IPA is rare in infants and young children [4]. The major presenting symptoms are leg or groin swelling, limitation of leg motion and pain [5]. They may present as a tender mass palpable in the iliac fossa, lower abdomen, pelvis or the inguinal region. Peritoneal irritation is uncommon since the fascia covering the psoas muscle prevents spreading of the abscess to retroperitoneum or free peritoneal space. Fever, elevated ESR and leukocytosis are almost always the presenting signs. Refusal to feed may be noted especially in neonates.

High-resolution ultrasound or a Computed Tomography (CT) Scan confirms the diagnosis of IPA. In neonates, it is difficult and crucial to differentiate IPA from septic arthritis of the hip since the management of both is different. Ultrasonography can provide the correct diagnosis in such a situation in neonates. The standard management of IPA consists of intravenous antibiotics and adequate drainage - either percutaneous [6] or operative. Surgical drainage has been found to be superior in achieving prompt recovery by Santaella et al [7]. Katara and others have reported successful use of laparoscopy (retroperitoneoscoy) for drainage of these abscesses [8].

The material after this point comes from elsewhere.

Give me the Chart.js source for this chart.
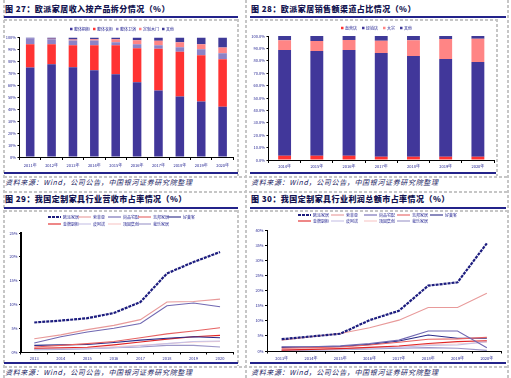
<!DOCTYPE html>
<html><head><meta charset="utf-8">
<script src="https://cdn.jsdelivr.net/npm/chart.js@4.4.0/dist/chart.umd.min.js"></script>
<style>
html,body{margin:0;padding:0;background:#fff;}
body{width:511px;height:378px;position:relative;overflow:hidden;font-family:"Noto Sans CJK SC","Noto Sans",sans-serif;}
.t{position:absolute;font-weight:900;font-size:8px;letter-spacing:0.45px;color:#141450;white-space:nowrap;line-height:10px;}
.src{position:absolute;font-style:italic;font-size:7px;letter-spacing:0.65px;color:#18185e;white-space:nowrap;line-height:9px;}
.rule{position:absolute;height:2px;background:#23238a;}
.dh{position:absolute;height:1.5px;background:repeating-linear-gradient(90deg,#c6c6c6 0 3px,transparent 3px 5px);}
.dv{position:absolute;width:1.5px;background:repeating-linear-gradient(180deg,#c6c6c6 0 3px,transparent 3px 5px);}
canvas{position:absolute;}
</style></head>
<body>
<div class="dv" style="left:3px;top:0;height:378px"></div>
<div class="dv" style="left:245px;top:0;height:378px"></div>
<div class="dv" style="left:507px;top:0;height:378px"></div>
<div class="dv" style="left:237px;top:19px;height:157px"></div>
<div class="dv" style="left:496px;top:19px;height:157px"></div>
<div class="dv" style="left:237px;top:210px;height:156px"></div>
<div class="dh" style="left:4px;top:19px;width:234px"></div>
<div class="dh" style="left:250px;top:19px;width:247px"></div>
<div class="dh" style="left:4px;top:176px;width:504px"></div>
<div class="dh" style="left:4px;top:191px;width:504px"></div>
<div class="dh" style="left:4px;top:210px;width:234px"></div>
<div class="dh" style="left:250px;top:210px;width:257px"></div>
<div class="dh" style="left:4px;top:366px;width:504px"></div>

<div class="t" style="left:5px;top:4px">图 27：欧派家居收入按产品拆分情况（%）</div>
<div class="t" style="left:251px;top:4px">图 28：欧派家居销售额渠道占比情况（%）</div>
<div class="t" style="left:5px;top:194px">图 29：我国定制家具行业营收市占率情况（%）</div>
<div class="t" style="left:251px;top:194px">图 30：我国定制家具行业利润总额市占率情况（%）</div>

<div class="rule" style="left:4px;top:16px;width:234px"></div>
<div class="rule" style="left:250px;top:16px;width:256px"></div>
<div class="rule" style="left:4px;top:172px;width:234px"></div>
<div class="rule" style="left:250px;top:172px;width:246px"></div>
<div class="rule" style="left:4px;top:207px;width:234px"></div>
<div class="rule" style="left:250px;top:207px;width:256px"></div>
<div class="rule" style="left:4px;top:362px;width:234px"></div>
<div class="rule" style="left:250px;top:362px;width:256px"></div>

<div class="src" style="left:5px;top:178px">资料来源：Wind，公司公告，中国银河证券研究院整理</div>
<div class="src" style="left:251px;top:178px">资料来源：Wind，公司公告，中国银河证券研究院整理</div>
<div class="src" style="left:5px;top:368px">资料来源：Wind，公司公告，中国银河证券研究院整理</div>
<div class="src" style="left:251px;top:368px">资料来源：Wind，公司公告，中国银河证券研究院整理</div>

<canvas id="c27" width="232" height="152" style="left:5px;top:20px"></canvas>
<canvas id="c28" width="245" height="152" style="left:251px;top:20px"></canvas>
<canvas id="c29" width="232" height="152" style="left:5px;top:210px"></canvas>
<canvas id="c30" width="255" height="152" style="left:251px;top:210px"></canvas>

<script>
// ---------- Chart 27 data ----------
const years27 = ['2011年','2012年','2013年','2014年','2015年','2016年','2017年','2018年','2019年','2020年'];
const cabinet27  = [75.0, 77.6, 75.1, 72.5, 69.2, 62.5, 55.7, 50.7, 46.5, 42.0];
const wardrobe27 = [19.4, 16.8, 18.5, 21.1, 24.4, 28.5, 34.8, 37.3, 38.7, 39.8];
const bath27     = [5.0, 4.2, 3.9, 3.9, 2.5, 3.4, 3.1, 3.9, 5.0, 5.0];
const door27     = [0.0, 0.3, 0.8, 1.1, 2.5, 3.4, 3.6, 4.2, 4.2, 4.8];
const other27    = [0.6, 1.1, 1.7, 1.4, 1.4, 2.2, 2.8, 3.9, 5.6, 8.4];

// ---------- Chart 28 data ----------
const years28 = ['2014年','2015年','2016年','2017年','2018年','2019年','2020年'];
const direct28 = [3.5, 3.5, 3.5, 2.7, 2.7, 2.7, 2.7];
const dealer28 = [85.2, 84.4, 85.2, 83.6, 81.2, 78.8, 76.3];
const bulk28   = [7.8, 8.1, 8.1, 9.9, 12.6, 16.1, 18.8];
const other28  = [3.5, 4.0, 3.2, 3.8, 3.5, 2.4, 2.2];

// ---------- Chart 29 data (revenue share) ----------
const years29 = ['2013','2014','2015','2016','2017','2018','2019','2020'];
const oppein29  = [6.2, 6.6, 7.1, 8.2, 10.5, 16.5, 18.9, 21.0];
const sogal29   = [2.8, 3.6, 4.7, 5.6, 6.8, 10.5, 10.6, 11.1];
const shangpin29= [1.9, 3.2, 4.2, 5.0, 6.0, 9.7, 10.3, 9.5];
const zbom29    = [1.05, 1.4, 1.75, 2.2, 3.0, 3.8, 4.4, 5.1];
const holike29  = [1.4, 1.5, 1.6, 2.0, 2.5, 2.9, 3.2, 3.0];
const goldenh29 = [0.8, 0.9, 1.0, 1.5, 2.1, 2.7, 3.2, 3.5];
const piano29   = [0.6, 0.65, 0.7, 0.9, 1.3, 1.75, 2.2, 2.3];
const topstrong29=[0.7, 0.75, 0.8, 1.1, 1.4, 1.8, 2.1, 2.2];
const wole29    = [0.5, 0.55, 0.7, 0.9, 1.05, 1.4, 1.4, 1.05];

// ---------- Chart 30 data (profit share) ----------
const years30 = ['2013年','2014年','2015年','2016年','2017年','2018年','2019年','2020年'];
const oppein30  = [3.9, 4.8, 5.7, 10.2, 13.3, 21.6, 22.7, 35.6];
const sogal30   = [3.6, 4.7, 5.8, 7.7, 10.2, 14.4, 14.4, 19.1];
const shangpin30= [1.4, 1.4, 1.7, 2.5, 3.6, 6.6, 6.6, 1.1];
const zbom30    = [0.9, 1.1, 1.3, 2.0, 2.9, 3.9, 4.0, 4.5];
const holike30  = [1.2, 1.3, 1.5, 2.2, 3.3, 5.3, 4.2, 4.2];
const goldenh30 = [0.3, 0.55, 0.8, 1.2, 1.65, 2.5, 3.1, 3.4];
const piano30   = [0.3, 0.4, 0.55, 0.9, 1.2, 1.8, 2.0, 3.1];
const topstrong30=[0.55, 0.6, 0.7, 1.1, 1.5, 2.2, 2.3, 2.9];
const wole30    = [0.2, 0.3, 0.45, 0.65, 0.9, 1.1, 0.9, 0.2];

const companies = ['欧派家居','索菲亚','尚品宅配','志邦家居','好莱客','金牌厨柜','皮阿诺','顶固集创','我乐家居'];

// ---------- styling ----------
const NAVY = '#41379a', RED = '#ff3333', LAV = '#8c82c6', PINK = '#ff8585';
const lineColors = ['#1c1c7e','#e89a9a','#7068b2','#e66262','#2b2b88','#e02626','#c6c2e6','#f8c6c6','#9c96c8'];
const TICK = '#1f1f8f';
Chart.defaults.font.family = '"Noto Sans CJK SC","Noto Sans",sans-serif';
Chart.defaults.font.size = 4;
Chart.defaults.color = TICK;

function gridLegend(cfg) {
  return {
    id: 'gridLegend',
    afterDraw(chart) {
      const ctx = chart.ctx;
      ctx.save();
      ctx.font = cfg.fontSize + 'px "Noto Sans CJK SC", sans-serif';
      ctx.textBaseline = 'middle';
      let x = cfg.x;
      chart.data.datasets.forEach((ds, i) => {
        let ix, iy;
        if (cfg.cols) { ix = cfg.x + (i % cfg.cols) * cfg.colW; iy = cfg.y + Math.floor(i / cfg.cols) * cfg.rowH; }
        else { ix = x; iy = cfg.y; }
        let mw;
        if (cfg.marker === 'box') {
          ctx.fillStyle = ds.backgroundColor;
          ctx.fillRect(ix, iy - cfg.box / 2, cfg.box, cfg.box);
          mw = cfg.box;
        } else {
          ctx.strokeStyle = ds.borderColor;
          ctx.lineWidth = ds.borderWidth;
          ctx.setLineDash(ds.borderDash || []);
          ctx.beginPath(); ctx.moveTo(ix, iy); ctx.lineTo(ix + cfg.lineLen, iy); ctx.stroke();
          ctx.setLineDash([]);
          mw = cfg.lineLen;
        }
        ctx.fillStyle = cfg.color;
        ctx.fillText(ds.label, ix + mw + cfg.gap, iy);
        if (!cfg.cols) x = ix + mw + cfg.gap + ctx.measureText(ds.label).width + cfg.spacing;
      });
      ctx.restore();
    }
  };
}

function axisX(h, tickLen, pad) {
  return {
    grid: { display: true, drawOnChartArea: false, drawTicks: true, tickLength: tickLen, color: '#000', offset: true, lineWidth: 1 },
    border: { display: true, color: '#000', width: 1 },
    ticks: { color: TICK, font: { size: 4 }, padding: pad, maxRotation: 0, autoSkip: false },
    afterFit: s => { s.height = h; }
  };
}
function axisY(w, min, max, step, fmt, bw) {
  return {
    min: min, max: max,
    grid: { display: true, drawOnChartArea: false, drawTicks: true, tickLength: 2, color: '#000' },
    border: { display: true, color: '#000', width: bw },
    ticks: { stepSize: step, color: TICK, font: { size: 4 }, padding: 1.5, callback: fmt },
    afterFit: s => { s.width = w; }
  };
}
const base = { responsive: false, animation: false, devicePixelRatio: 1,
  plugins: { legend: { display: false }, tooltip: { enabled: false } } };

// ---------- Chart 27 ----------
const bp = { barPercentage: 0.4, categoryPercentage: 1, borderWidth: 0 };
new Chart(document.getElementById('c27'), {
  type: 'bar',
  data: { labels: years27, datasets: [
    Object.assign({ label: '整体橱柜', data: cabinet27, backgroundColor: NAVY }, bp),
    Object.assign({ label: '整体衣柜', data: wardrobe27, backgroundColor: RED }, bp),
    Object.assign({ label: '整体卫浴', data: bath27, backgroundColor: LAV }, bp),
    Object.assign({ label: '定制木门', data: door27, backgroundColor: PINK }, bp),
    Object.assign({ label: '其他', data: other27, backgroundColor: '#3f3a98' }, bp)
  ]},
  options: Object.assign({}, base, {
    layout: { padding: { left: 0, right: 3.7, top: 17.5, bottom: 0 } },
    scales: {
      x: Object.assign(axisX(15, 3, 3), { stacked: true }),
      y: Object.assign(axisY(14.5, 0, 100, 10, v => v + '%', 1), { stacked: true })
    }
  }),
  plugins: [gridLegend({ marker: 'box', x: 65, y: 9, box: 2.5, gap: 1.5, fontSize: 4, color: TICK, cols: 5, colW: 23, rowH: 6 })]
});

// ---------- Chart 28 ----------
new Chart(document.getElementById('c28'), {
  type: 'bar',
  data: { labels: years28, datasets: [
    Object.assign({ label: '直营店', data: direct28, backgroundColor: RED }, bp),
    Object.assign({ label: '经销店', data: dealer28, backgroundColor: NAVY }, bp),
    Object.assign({ label: '大宗', data: bulk28, backgroundColor: PINK }, bp),
    Object.assign({ label: '其他', data: other28, backgroundColor: '#3f3a98' }, bp)
  ]},
  options: Object.assign({}, base, {
    layout: { padding: { left: 0, right: 2, top: 16, bottom: 0 } },
    scales: {
      x: Object.assign(axisX(12, 3, 1.5), { stacked: true }),
      y: Object.assign(axisY(17.5, 0, 100, 10, v => v.toFixed(1) + '%', 1), { stacked: true })
    }
  }),
  plugins: [gridLegend({ marker: 'box', x: 90, y: 8, box: 2.5, gap: 1.5, fontSize: 4, color: TICK, spacing: 5 })]
});

// ---------- line charts ----------
function lineSets(series) {
  return series.map((d, i) => ({
    label: companies[i], data: d, borderColor: lineColors[i],
    borderWidth: i === 0 ? 2.2 : 1.1, borderDash: i === 0 ? [3, 1] : [],
    pointRadius: 0, tension: 0, fill: false
  }));
}

new Chart(document.getElementById('c29'), {
  type: 'line',
  data: { labels: years29, datasets: lineSets([oppein29, sogal29, shangpin29, zbom29, holike29, goldenh29, piano29, topstrong29, wole29]) },
  options: Object.assign({}, base, {
    layout: { padding: { left: 0, right: 3.7, top: 23, bottom: 0 } },
    scales: {
      x: Object.assign(axisX(10, 2.5, 1.5), { offset: true }),
      y: axisY(16, 0, 25, 5, v => v + '%', 2)
    }
  }),
  plugins: [gridLegend({ marker: 'line', x: 43, y: 7, lineLen: 13, gap: 2, fontSize: 4, color: TICK, cols: 5, colW: 30, rowH: 7 })]
});

new Chart(document.getElementById('c30'), {
  type: 'line',
  data: { labels: years30, datasets: lineSets([oppein30, sogal30, shangpin30, zbom30, holike30, goldenh30, piano30, topstrong30, wole30]) },
  options: Object.assign({}, base, {
    layout: { padding: { left: 0, right: 4.5, top: 20, bottom: 0 } },
    scales: {
      x: Object.assign(axisX(11, 2.5, 2.5), { offset: true }),
      y: axisY(16, 0, 40, 5, v => v + '%', 1)
    }
  }),
  plugins: [gridLegend({ marker: 'line', x: 47, y: 5, lineLen: 13, gap: 2, fontSize: 4, color: TICK, cols: 5, colW: 33, rowH: 6 })]
});
</script>
</body></html>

Our report describes two cases of IPA in neonates. In the first baby, presenting symptoms were thigh and scrotal swelling, limitation of leg movement, concurrent cutaneous and respiratory infection with fever and refusal to feed. Whereas, swelling over the right inguinal region was the main presenting feature in the second child. Peri-natal infection because of prolonged rupture of fetal membranes and sepsis secondary to cutaneous infection over the right hand were the possible etiologic factors in the first neonate; whereas the second child had no such obvious factors. Abscess of the right ilio-psoas muscle was diagnosed on ultrasonography in both the patients. Cultures of pus from the abscess cavity in both the patients had grown Staphylococcus Aureus.

The insidious and occult nature of abscess had caused diagnostic delay, prolonged sepsis, and was the cause of mortality in the first case. Whereas in the second case relatively early presentation, prompt drainage of the abscess and good response to higher antibiotics, salvaged the baby.


Since morbidity and mortality are related to delay in management, a high index of suspicion is required for IPA if a neonate presents with limb disuse and fever of unknown origin. We urge fellow colleagues managing neonates to add IPA to the list of differential diagnoses in a baby presenting with fever with unknown focus and refusal to feed so as to institute early treatment and help prevent neonatal mortality. Similarly, measures like starting intravenous antibiotics to a mother with premature rupture of membranes, admitting babies born to these mothers for observation and in general, strict adherence to principles of asepsis during delivery and routine handling of the neonate in perinatal period would go a long way to salvage these neonates.


Source of Support: Nil

Conflict of Interest: None


Figure 1: Leg deformity and ipsilateral scrotal swelling.

Figure 2: Swelling over the right inguinal region as the presenting feature of ilio-psoas abscess.